このような提案は優れたエンジニアならできたほうがいいというのは、そうかもしれませんが、WHYの部分がブラックボックスになり過ぎていると、ほかのWHATの提案は的外れになりがちです。
また、いろいろなところで共有しているのだからきっと理解しているだろうというのもすこし傲慢な考え方です。何かを伝えるときはしっかりとWHYとWHAT、そしてどんなアウトカムを実現したいのかをしっかりと構造立てて伝えることが重要です。
エンジニアの生産性を上げる方法として気を遣ってあまり情報共有しないというのは、アンチパーンだと覚えてもらえればありがいです。
コメント
注目のコメント
WHYが伝わっていること、そのとおりですね。
エンジニアが、営業やマーケやカスタマーサクセスと話を共有しながら仕事していれば、WHYが自然と伝わってエンジニアだけでベストアンサーを出せると思います。「それなら、こうやったらとりあえずPoC出来ると思いますよ、優先度あげて1ヶ月もらえれば。でも終わったら戻しにxxが必要です。」とか。
プロダクトマネージャーが部署間で情報伝達したり、要件定義するのに時間をかけないとエンジニアに仕事を渡せないのは、組織のサイロ化が酷くなっている場合でもある気がします。今回も勉強になりました。ありがとうございます
弊社では、ユーザーインタビューやインセプションデッキをつくる場を、エンジニアとやるカルチャーがあります。
確かに、WHYを突き詰めると、解決したいユーザーのジョブがシンプルになり、魔法のような解決策案をエンジニアが提案してくれることが多いです。

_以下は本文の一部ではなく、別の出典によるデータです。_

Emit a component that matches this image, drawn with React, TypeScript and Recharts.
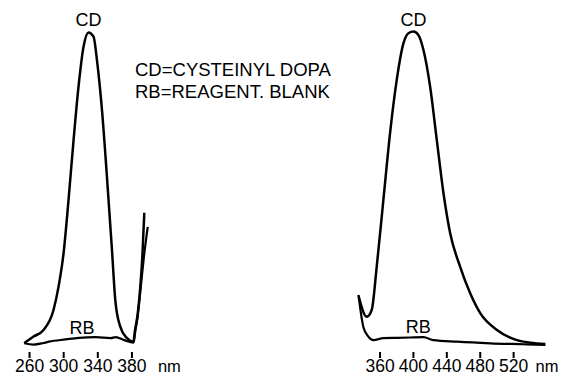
import React from "react"
import { LineChart, Line, XAxis, YAxis, ReferenceDot } from "recharts"

// wavelengths (nm) and relative absorbance
const leftTicks = [260, 300, 340, 380]
const rightTicks = [360, 400, 440, 480, 520]

const leftCdWave = [253.8, 264.7, 276.4, 288.1, 294, 299.9, 305.7, 311.6, 317.4, 323.3, 329.2, 335, 339, 344.9, 350.7, 356.6, 360.5, 366.3, 374.2, 381.7, 383.6, 386.3, 389.5, 392.2, 394.5]
const leftCdAbs = [2.1, 4.2, 6.25, 12.5, 19.8, 30.3, 46.9, 65.6, 82.3, 94.8, 99.2, 97.9, 90.6, 75, 54.2, 31.3, 15.6, 7.3, 3.7, 2.6, 6.25, 10.4, 18.75, 29.2, 42.9]

const leftRbWave = [253.8, 264.7, 276.4, 282.8, 302.3, 317.9, 337.5, 355.1, 361, 370.7, 381.9, 384, 386.6, 389.9, 394, 398.5]
const leftRbAbs = [2.1, 1.7, 2.2, 2.6, 3.3, 3.8, 4.0, 3.7, 4.0, 3.1, 2.3, 6, 10.2, 18.5, 29, 38.5]

const rightCdWave = [334, 344.1, 350, 356, 364, 372, 380, 388, 394, 400, 406, 412, 420, 428, 436, 444, 456, 468, 480, 500, 524, 540, 558]
const rightCdAbs = [17.2, 10.4, 12.5, 26, 46.9, 67.8, 84.4, 95.8, 99, 99.5, 98.4, 93.75, 82.3, 65.6, 49, 36.5, 26, 17.7, 11.5, 6.25, 3.1, 2.3, 1.9]

const rightRbWave = [334.5, 340, 346, 352, 364, 380, 396, 412, 424, 452, 492, 532, 558]
const rightRbAbs = [16.5, 7.2, 4.2, 3.1, 3.7, 3.8, 3.9, 4.0, 3.1, 2.6, 2.1, 1.8, 1.6]

const legendLines = ["CD=CYSTEINYL DOPA", "RB=REAGENT. BLANK"]

const toPoints = (wave: number[], abs: number[]) => wave.map((nm, i) => ({ nm, a: abs[i] }))

const FONT = '"Liberation Sans", Arial, Helvetica, sans-serif'

function NmTick(props: any) {
  const { x, y, payload, last, nmOffset } = props
  return (
    <g>
      <text x={x} y={y} dy="0.71em" textAnchor="middle" fontSize={17.5} fill="#000" fontFamily={FONT}>
        {payload.value}
      </text>
      {payload.value === last && (
        <text x={x + nmOffset} y={y} dy="0.71em" textAnchor="start" fontSize={16.5} fill="#000" fontFamily={FONT}>
          nm
        </text>
      )}
    </g>
  )
}

const labelStyle = { position: "center" as const, fontSize: 18, fill: "#000", fontFamily: FONT }

function Panel(props: {
  width: number
  left: number
  right: number
  domain: [number, number]
  ticks: number[]
  nmOffset: number
  cd: { nm: number; a: number }[]
  rb: { nm: number; a: number }[]
  cdLabel: [number, number]
  rbLabel: [number, number]
}) {
  const { width, left, right, domain, ticks, nmOffset, cd, rb, cdLabel, rbLabel } = props
  return (
    <LineChart width={width} height={376} margin={{ top: 30, right, bottom: 0, left }}>
      <XAxis
        type="number"
        dataKey="nm"
        domain={domain}
        ticks={ticks}
        allowDataOverflow
        axisLine={false}
        tickSize={6}
        tickMargin={2}
        height={24}
        tickLine={{ stroke: "#000", strokeWidth: 2 }}
        tick={<NmTick last={ticks[ticks.length - 1]} nmOffset={nmOffset} />}
        interval={0}
      />
      <YAxis type="number" domain={[-0.625, 100]} hide allowDataOverflow />
      <Line data={cd} dataKey="a" type="monotone" stroke="#000" strokeWidth={2.5} dot={false} isAnimationActive={false} />
      <Line data={rb} dataKey="a" type="monotone" stroke="#000" strokeWidth={2.2} dot={false} isAnimationActive={false} />
      <ReferenceDot x={cdLabel[0]} y={cdLabel[1]} r={1} fill="none" stroke="none" ifOverflow="visible" label={{ value: "CD", ...labelStyle }} />
      <ReferenceDot x={rbLabel[0]} y={rbLabel[1]} r={1} fill="none" stroke="none" ifOverflow="visible" label={{ value: "RB", ...labelStyle }} />
    </LineChart>
  )
}

export default function App() {
  return (
    <div style={{ position: "absolute", left: 0, top: 0, width: 565, height: 376, background: "#fff", fontFamily: FONT }}>
      <div style={{ position: "absolute", left: 0, top: 0 }}>
        <Panel
          width={190}
          left={21}
          right={41}
          domain={[250, 400]}
          ticks={leftTicks}
          nmOffset={26}
          cd={toPoints(leftCdWave, leftCdAbs)}
          rb={toPoints(leftRbWave, leftRbAbs)}
          cdLabel={[329.2, 103.1]}
          rbLabel={[321.4, 7.0]}
        />
      </div>
      <div style={{ position: "absolute", left: 340, top: 0 }}>
        <Panel
          width={225}
          left={15}
          right={18}
          domain={[330, 560]}
          ticks={rightTicks}
          nmOffset={22}
          cd={toPoints(rightCdWave, rightCdAbs)}
          rb={toPoints(rightRbWave, rightRbAbs)}
          cdLabel={[400, 103.1]}
          rbLabel={[405.9, 7.3]}
        />
      </div>
      <div style={{ position: "absolute", left: 135, top: 59, fontSize: 18.5, lineHeight: "21.7px", color: "#000", whiteSpace: "pre" }}>
        {legendLines.map((t) => (
          <div key={t}>{t}</div>
        ))}
      </div>
    </div>
  )
}
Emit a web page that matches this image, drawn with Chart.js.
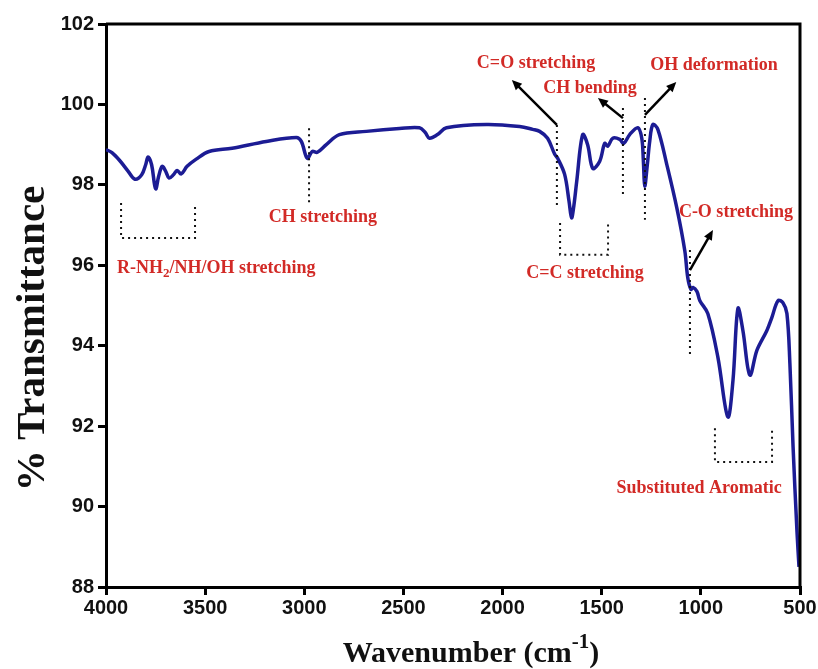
<!DOCTYPE html>
<html>
<head>
<meta charset="utf-8">
<title>FTIR spectrum</title>
<script src="https://cdn.jsdelivr.net/npm/chart.js@4.4.1/dist/chart.umd.min.js"></script>
<style>
  html, body { margin: 0; padding: 0; background: #fff; }
  #wrap { width: 818px; height: 669px; }
</style>
</head>
<body>
<div id="wrap"><canvas id="ftir" width="818" height="669"></canvas></div>
<script>
// ---- spectrum data (cm-1 / %T) ----
const wavenumber = [
  4000, 3970, 3930, 3890, 3854, 3820, 3800, 3788, 3770, 3755, 3748, 3735, 3717, 3700,
  3682, 3660, 3641, 3621, 3591, 3545, 3480, 3364, 3192, 3040, 3015, 2985, 2960, 2934,
  2889, 2823, 2687, 2520, 2419, 2390, 2369, 2328, 2283, 2081, 1914, 1848, 1813, 1773,
  1737, 1722, 1687, 1665, 1652, 1640, 1626, 1596, 1571, 1545, 1510, 1485, 1470, 1444,
  1409, 1389, 1359, 1318, 1298, 1290, 1283, 1270, 1258, 1242, 1217, 1172, 1121, 1081,
  1066, 1050, 1040, 1020, 1005, 965, 914, 864, 838, 813, 788, 753, 717, 667, 642, 611,
  586, 566, 551, 535, 515, 505
];
const transmittance = [
  98.88, 98.80, 98.60, 98.35, 98.14, 98.25, 98.50, 98.69, 98.50, 98.00, 97.90, 98.20, 98.46, 98.35,
  98.17, 98.25, 98.36, 98.27, 98.46, 98.64, 98.83, 98.91, 99.08, 99.18, 99.08, 98.66, 98.83, 98.81,
  99.00, 99.25, 99.33, 99.40, 99.42, 99.30, 99.16, 99.25, 99.42, 99.50, 99.45, 99.38, 99.33, 99.16,
  98.76, 98.66, 98.26, 97.60, 97.18, 97.50, 98.09, 99.25, 99.00, 98.41, 98.59, 99.03, 98.96, 99.16,
  99.13, 99.03, 99.25, 99.42, 99.16, 98.60, 97.97, 98.50, 99.08, 99.50, 99.38, 98.51, 97.42, 96.36,
  95.69, 95.40, 95.45, 95.35, 95.12, 94.80, 93.71, 92.23, 93.14, 94.93, 94.38, 93.27, 93.89, 94.38, 94.70, 95.12,
  95.07, 94.80, 93.56, 91.49, 89.36, 88.50
];

// axis ranges / ticks
const xTicks = [4000, 3500, 3000, 2500, 2000, 1500, 1000, 500];
const yTicks = [88, 90, 92, 94, 96, 98, 100, 102];

// band assignments: [label, x, y] in data units
const bandLabels = [
  ['CH stretching', 2906, 97.18],
  ['C=O stretching', 1831, 101.03],
  ['CH bending', 1559, 100.41],
  ['OH deformation', 934, 100.98],
  ['C=C stretching', 1584, 95.81],
  ['C-O stretching', 823, 97.32],
  ['Substituted Aromatic', 1009, 90.46]
];
// dotted markers: [x, yTop, yBottom]
const bandMarkers = [
  [2976, 99.41, 97.57],
  [1726, 99.49, 97.50],
  [1393, 99.91, 97.70],
  [1282, 100.16, 97.13],
  [1055, 96.38, 93.77]
];
// dotted brackets: [xLeft, xRight, yTop, yBottom]
const bandBrackets = [
  [3924, 3551, 97.55, 96.68],
  [1710, 1468, 97.05, 96.26],
  [929, 641, 91.95, 91.11]
];
// arrows: [x0, y0, x1, y1]
const bandArrows = [
  [1726, 99.49, 1953, 100.61],
  [1393, 99.66, 1519, 100.16],
  [1282, 99.74, 1124, 100.56],
  [1055, 95.88, 939, 96.88]
];

const RED = '#d22a26';
const LABEL_FONT = 'bold 18px "Liberation Serif", "DejaVu Serif", serif';

function drawArrow(ctx, x0, y0, x1, y1) {
  const ang = Math.atan2(y1 - y0, x1 - x0);
  const head = 11;
  ctx.beginPath();
  ctx.moveTo(x0, y0);
  ctx.lineTo(x1 - Math.cos(ang) * head * 0.8, y1 - Math.sin(ang) * head * 0.8);
  ctx.stroke();
  ctx.beginPath();
  ctx.moveTo(x1, y1);
  ctx.lineTo(x1 - head * Math.cos(ang - 0.42), y1 - head * Math.sin(ang - 0.42));
  ctx.lineTo(x1 - head * Math.cos(ang + 0.42), y1 - head * Math.sin(ang + 0.42));
  ctx.closePath();
  ctx.fill();
}

// labels, dotted guides and arrows on top of the curve
const annotationPlugin = {
  id: 'bandAnnotations',
  afterDatasetsDraw(chart) {
    const { ctx } = chart;
    const xs = chart.scales.x, ys = chart.scales.y;
    const px = v => xs.getPixelForValue(v);
    const py = v => ys.getPixelForValue(v);

    ctx.save();
    ctx.strokeStyle = '#111';
    ctx.lineWidth = 2;
    ctx.setLineDash([2, 4]);
    bandMarkers.forEach(([x, y0, y1]) => {
      ctx.beginPath();
      ctx.moveTo(px(x), py(y0));
      ctx.lineTo(px(x), py(y1));
      ctx.stroke();
    });
    bandBrackets.forEach(([xl, xr, yt, yb]) => {
      ctx.beginPath();
      ctx.moveTo(px(xl), py(yt));
      ctx.lineTo(px(xl), py(yb));
      ctx.lineTo(px(xr), py(yb));
      ctx.lineTo(px(xr), py(yt));
      ctx.stroke();
    });
    ctx.setLineDash([]);

    ctx.strokeStyle = '#000';
    ctx.fillStyle = '#000';
    ctx.lineWidth = 2.5;
    bandArrows.forEach(([x0, y0, x1, y1]) => drawArrow(ctx, px(x0), py(y0), px(x1), py(y1)));

    ctx.fillStyle = RED;
    ctx.font = LABEL_FONT;
    ctx.textAlign = 'center';
    ctx.textBaseline = 'middle';
    bandLabels.forEach(([t, x, y]) => ctx.fillText(t, px(x), py(y)));

    // R-NH2/NH/OH label with subscript
    ctx.textAlign = 'left';
    let lx = px(3945), ly = py(95.93);
    const parts = [['R-NH', 0, 18], ['2', 6, 13], ['/NH/OH stretching', 0, 18]];
    parts.forEach(([t, dy, size]) => {
      ctx.font = 'bold ' + size + 'px "Liberation Serif", "DejaVu Serif", serif';
      ctx.fillText(t, lx, ly + dy);
      lx += ctx.measureText(t).width;
    });
    ctx.restore();
  }
};

// closed frame plus axis titles
const framePlugin = {
  id: 'frameAndTitles',
  afterDraw(chart) {
    const { ctx, chartArea: a } = chart;
    ctx.save();
    ctx.strokeStyle = '#000';
    ctx.lineWidth = 3;
    ctx.beginPath();
    ctx.moveTo(a.left, a.top);
    ctx.lineTo(a.right, a.top);
    ctx.lineTo(a.right, a.bottom);
    ctx.stroke();

    ctx.fillStyle = '#111';
    // y title
    ctx.save();
    ctx.translate(33, (a.top + a.bottom) / 2 + 33);
    ctx.rotate(-Math.PI / 2);
    ctx.font = 'bold 41px "Liberation Serif", "DejaVu Serif", serif';
    ctx.textAlign = 'center';
    ctx.textBaseline = 'middle';
    ctx.fillText('% Transmittance', 0, 0);
    ctx.restore();

    // x title with superscript
    const mainFont = 'bold 30px "Liberation Serif", "DejaVu Serif", serif';
    const supFont = 'bold 21px "Liberation Serif", "DejaVu Serif", serif';
    const pieces = [['Wavenumber (cm', mainFont, 0], ['-1', supFont, -14], [')', mainFont, 0]];
    let total = 0;
    pieces.forEach(([t, f]) => { ctx.font = f; total += ctx.measureText(t).width; });
    let x = 471 - total / 2;
    const base = 662;
    ctx.textAlign = 'left';
    ctx.textBaseline = 'alphabetic';
    pieces.forEach(([t, f, dy]) => {
      ctx.font = f;
      ctx.fillText(t, x, base + dy);
      x += ctx.measureText(t).width;
    });
    ctx.restore();
  }
};

const tickFont = { family: '"Liberation Sans", Arial, sans-serif', size: 20, weight: 'bold' };
const axisLine = { display: true, width: 3, color: '#000' };
const tickMarks = { drawOnChartArea: false, drawTicks: true, tickLength: 8, lineWidth: 3, color: '#000' };
const plainNumber = v => String(v);

new Chart(document.getElementById('ftir'), {
  type: 'line',
  data: {
    datasets: [{
      data: wavenumber.map((w, i) => ({ x: w, y: transmittance[i] })),
      borderColor: '#1c1c94',
      borderWidth: 3.5,
      pointRadius: 0,
      tension: 0.35,
      fill: false
    }]
  },
  options: {
    responsive: false,
    animation: false,
    layout: { padding: { top: 24, right: 18, left: 0, bottom: 0 } },
    plugins: { legend: { display: false }, tooltip: { enabled: false } },
    scales: {
      x: {
        type: 'linear',
        reverse: true,
        min: 500,
        max: 4000,
        afterBuildTicks: s => { s.ticks = xTicks.map(v => ({ value: v })); },
        ticks: { font: tickFont, color: '#111', padding: 1, maxRotation: 0, callback: plainNumber },
        grid: tickMarks,
        border: axisLine,
        afterFit: s => { s.height = 82; }
      },
      y: {
        min: 88,
        max: 102,
        afterBuildTicks: s => { s.ticks = yTicks.map(v => ({ value: v })); },
        ticks: { font: tickFont, color: '#111', padding: 4, callback: plainNumber },
        grid: tickMarks,
        border: axisLine,
        afterFit: s => { s.width = 106; }
      }
    }
  },
  plugins: [annotationPlugin, framePlugin]
});
</script>
</body>
</html>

遠くに行きたければ、みんなで、ということがプロダクトディベロップメント程体感出来る場は中々無いなと感じます。これは昨今のDXでもよく理解すべき内容だと思います。機械屋に図面で依頼するだけでなく何を課題としているのかを的確に伝える事で、デジタルや仕組みの実装がよりスムーズに進みます。むしろ、機械よりも多くの人のタッチポイントになりうるため、より重要とも思います。そのためには業務フローと課題認識が必須です。